| Stated goal |
Leave out the pictures and retype only the lines from the opening line to the line that holds "Chart.register(...registerables);", both ends included.

| Supplied information |
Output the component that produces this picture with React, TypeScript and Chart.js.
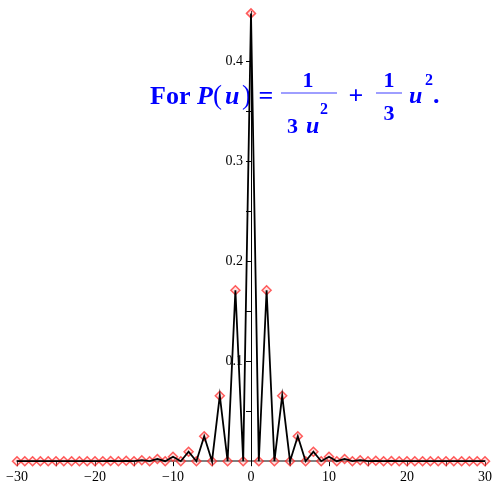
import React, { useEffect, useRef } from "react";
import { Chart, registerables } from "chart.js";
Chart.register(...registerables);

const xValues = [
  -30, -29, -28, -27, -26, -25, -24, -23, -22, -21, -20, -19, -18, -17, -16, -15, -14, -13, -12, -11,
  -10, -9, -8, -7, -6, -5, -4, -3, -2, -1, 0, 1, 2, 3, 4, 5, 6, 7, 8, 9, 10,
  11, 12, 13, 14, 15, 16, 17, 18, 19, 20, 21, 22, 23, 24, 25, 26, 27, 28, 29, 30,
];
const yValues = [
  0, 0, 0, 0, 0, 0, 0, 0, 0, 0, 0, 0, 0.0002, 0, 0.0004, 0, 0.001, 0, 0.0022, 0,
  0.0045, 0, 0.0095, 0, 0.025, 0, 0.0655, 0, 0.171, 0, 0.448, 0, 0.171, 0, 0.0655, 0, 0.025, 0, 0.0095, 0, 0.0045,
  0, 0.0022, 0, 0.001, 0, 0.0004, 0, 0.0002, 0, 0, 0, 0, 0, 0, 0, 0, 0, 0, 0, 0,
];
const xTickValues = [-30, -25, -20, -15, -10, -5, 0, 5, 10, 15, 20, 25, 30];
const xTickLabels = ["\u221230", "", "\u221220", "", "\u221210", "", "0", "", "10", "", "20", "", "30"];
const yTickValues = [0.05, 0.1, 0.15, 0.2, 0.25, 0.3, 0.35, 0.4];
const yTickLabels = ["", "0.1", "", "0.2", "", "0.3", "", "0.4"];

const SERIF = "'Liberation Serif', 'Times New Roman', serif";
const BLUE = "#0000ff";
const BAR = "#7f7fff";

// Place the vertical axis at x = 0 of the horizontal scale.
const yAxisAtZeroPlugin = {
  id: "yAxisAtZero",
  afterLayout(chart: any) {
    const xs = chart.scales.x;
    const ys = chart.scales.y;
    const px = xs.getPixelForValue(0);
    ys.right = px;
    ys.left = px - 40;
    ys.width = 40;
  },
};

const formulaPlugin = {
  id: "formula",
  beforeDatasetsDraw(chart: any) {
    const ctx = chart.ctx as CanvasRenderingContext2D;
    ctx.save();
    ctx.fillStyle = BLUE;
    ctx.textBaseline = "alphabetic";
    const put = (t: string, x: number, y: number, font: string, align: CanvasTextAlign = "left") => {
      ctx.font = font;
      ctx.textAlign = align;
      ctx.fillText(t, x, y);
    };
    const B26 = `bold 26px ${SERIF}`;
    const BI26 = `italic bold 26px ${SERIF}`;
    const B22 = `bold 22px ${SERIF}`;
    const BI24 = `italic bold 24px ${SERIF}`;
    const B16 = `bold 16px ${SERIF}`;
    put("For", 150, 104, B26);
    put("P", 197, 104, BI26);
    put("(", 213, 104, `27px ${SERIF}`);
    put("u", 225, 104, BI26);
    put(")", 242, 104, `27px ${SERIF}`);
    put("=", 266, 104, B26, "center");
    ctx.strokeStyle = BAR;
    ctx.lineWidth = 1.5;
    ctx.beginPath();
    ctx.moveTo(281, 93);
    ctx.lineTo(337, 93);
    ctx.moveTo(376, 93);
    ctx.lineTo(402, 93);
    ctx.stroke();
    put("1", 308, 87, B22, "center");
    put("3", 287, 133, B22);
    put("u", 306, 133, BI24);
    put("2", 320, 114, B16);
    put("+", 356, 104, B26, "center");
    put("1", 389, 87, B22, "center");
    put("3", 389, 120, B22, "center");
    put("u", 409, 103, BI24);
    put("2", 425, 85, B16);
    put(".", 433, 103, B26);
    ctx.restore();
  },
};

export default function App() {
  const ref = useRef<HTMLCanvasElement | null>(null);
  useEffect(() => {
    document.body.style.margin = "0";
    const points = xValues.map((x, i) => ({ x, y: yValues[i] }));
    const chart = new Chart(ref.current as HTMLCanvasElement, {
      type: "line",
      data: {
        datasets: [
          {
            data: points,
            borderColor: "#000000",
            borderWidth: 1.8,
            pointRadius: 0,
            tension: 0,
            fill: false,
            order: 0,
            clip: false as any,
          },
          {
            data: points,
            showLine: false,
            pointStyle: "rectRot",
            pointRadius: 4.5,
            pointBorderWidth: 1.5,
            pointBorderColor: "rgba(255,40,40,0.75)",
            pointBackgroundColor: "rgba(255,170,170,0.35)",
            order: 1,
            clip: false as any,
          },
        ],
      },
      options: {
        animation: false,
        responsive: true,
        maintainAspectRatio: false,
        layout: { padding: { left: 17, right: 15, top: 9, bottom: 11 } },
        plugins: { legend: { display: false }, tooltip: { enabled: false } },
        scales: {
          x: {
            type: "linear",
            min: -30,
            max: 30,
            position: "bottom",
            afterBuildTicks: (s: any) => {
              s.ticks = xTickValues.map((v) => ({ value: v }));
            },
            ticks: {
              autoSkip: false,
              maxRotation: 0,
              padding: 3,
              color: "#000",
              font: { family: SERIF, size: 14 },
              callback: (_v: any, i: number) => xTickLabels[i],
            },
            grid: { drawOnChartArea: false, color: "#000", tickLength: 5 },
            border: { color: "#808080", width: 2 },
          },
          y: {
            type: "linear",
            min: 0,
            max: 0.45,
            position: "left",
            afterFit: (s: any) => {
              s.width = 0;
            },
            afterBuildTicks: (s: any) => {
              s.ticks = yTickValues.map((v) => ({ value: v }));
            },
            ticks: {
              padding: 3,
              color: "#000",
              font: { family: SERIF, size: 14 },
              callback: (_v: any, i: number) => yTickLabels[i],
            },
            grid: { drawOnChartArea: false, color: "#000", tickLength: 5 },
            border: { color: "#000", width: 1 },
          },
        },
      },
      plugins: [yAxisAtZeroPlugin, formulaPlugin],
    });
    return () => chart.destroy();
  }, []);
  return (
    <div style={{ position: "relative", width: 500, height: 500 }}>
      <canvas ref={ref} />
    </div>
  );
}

| Response below |
Output the component that produces this picture with React, TypeScript and Chart.js.
import React, { useEffect, useRef } from "react";
import { Chart, registerables } from "chart.js";
Chart.register(...registerables);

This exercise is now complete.